— Давай еще кого-нибудь пригласим! — попросил Нину Игнатьевну Гриша, не желавший, чтобы медленным шагом мы с Геннадием Семеновичем шли вдвоем.
— Это мой вечер. И приглашаю на него я, — не глядя в Гришину сторону, возразил Геннадий Семенович.
— Зачем ты вмешиваешься? — одернула сына Нина Игнатьевна. — Ветераны послушают вас… споют. Сколько на это уйдет времени?
— Творчество трудно запрограммировать, — со снисходительным, вальяжным сарказмом ответил Геннадий Семенович. — Как уж я там разболтаюсь!
— А вот Достоевский иногда точно определял, к какому числу он закончит произведение, — проявляя не столько эрудицию, сколько свою обычную бесцеремонность, встряла я в разговор.
— «Его пример — другим наука!» — прикрылся цитатой Геннадий Семенович. — Следуя Федору Михайловичу, будем рассчитывать на полтора часа.
— Значит, ужин вам подадут на час раньше. Я договорилась!.. — пошла на приступ Нина Игнатьевна. — Четверти часа вам хватит?
— Хватит, — ответила я, хотя знала, что Геннадий Семенович за столом не торопится, так как врачи сказали, что это наносит жестокий удар по пищеварению.
— Отсюда до нашего клуба — час пятнадцать. Как раз медленным шагом! Начнем прямо в девятнадцать часов тридцать минут. А уже в двадцать один ветераны пойдут домой!. Чтобы успеть к праздничному столу… День освобождения города от фашистских захватчиков они отмечают торжественно. Поэтому я и рассчитываю по минутам! Обойдемся на этот раз без концерта: ваше выступление — это и литературный вечер, и научная лекция, и концерт.

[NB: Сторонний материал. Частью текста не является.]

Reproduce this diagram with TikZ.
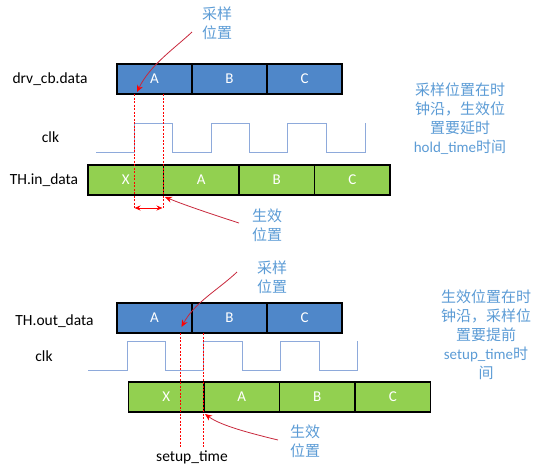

— Не предупреждайте заранее, что в комнату войдет красивая женщина, если не хотите добиться эффекта разочарования, — посоветовал Геннадий Семенович. — Это известно, но истина не бывает банальной!
Назавтра позвонил Павлуша. Он просил поздравить Нину Игнатьевну и Гришу с годовщиной освобождения их города. Сказал, что с утра, как шахтер или строитель метро, начинает подземную работу, чтобы оттуда, «из-под земли», добыть путевку Корягину.
— Простите меня, — попросила я в телефонную трубку.
— За что?
— Знаю за что! — ответила я. И вновь со стыдом призналась себе, что столько лет взирала на Павлушу сквозь искажавшие его облик очки.
Ровно в шесть часов вечера я спустилась в столовую.
Ужин дисциплинированно ждал нас на столе. Прошло десять минут… Геннадий Семенович не появлялся.
Тогда я помчалась к лифту. Бегущий человек воспринимался в кардиологическом «Березовом соке», как мог бы восприниматься в толпе марафонских бегунов человек, присевший на землю.
Подбегая к комнате на четвертом этаже, я заметила, что стрелки ромбовидных электрических часов в коридоре показывали уже пятнадцать минут седьмого.
От волнения я открыла дверь, не постучавшись. В комнате пахло смесью деликатесного одеколона, мужской аккуратности и многочисленных исцеляющих средств, на которые Геннадий Семенович всегда взирал не менее влюбленно, чем на меня.
Хозяин комнаты царственно полулежал на диване, на котором не вполне умещался. Все было исполнено страдальческого величия. Лицо было мрачным, почти обреченным.
Дежурная медсестра только что сделала Геннадию Семеновичу укол. Поскольку мое появление в такой момент не смутило его, я поняла, что он до крайности перепуган.
Выходя из комнаты с металлической посудиной, в которой лежал шприц, сестра шепнула:
— Легкие перебои… Ничего угрожающего. Может подняться!
Я облегченно вздохнула:
— Ну, идем! — И указала на свои ручные часы.
— Куда? — прошептал Геннадий Семенович.
— Как… куда? В клуб. К ветеранам! Он взглянул на меня со снисходительной жалостью, как на душевнобольную:
— О чем вы говорите? Какой клуб? У меня по спине, как во время экзаменов, что-то начало передвигаться.
— Геннадий Семенович, возьмите себя в руки! Он взял в правую руку запястье левой руки и стал шевелить губами.
— Опять перебои. Продолжаются.
О клубе и ветеранах он не помнил вообще. Я решила пробиться к его памяти:
— Сегодня годовщина освобождения города! Это очень большой праздник для всех жителей. Уже мало осталось тех, кто сражался… Они старые и больные люди! С трудом придут, а вас нет… Это невозможно, Геннадий Семенович!
Он не слышал меня, ибо прислушивался к себе. Для него важны были только те процессы, которые происходили внутри его организма.
— Странный вы человек! — выкрикнула я, не находя слов, которые бы могли подействовать на него.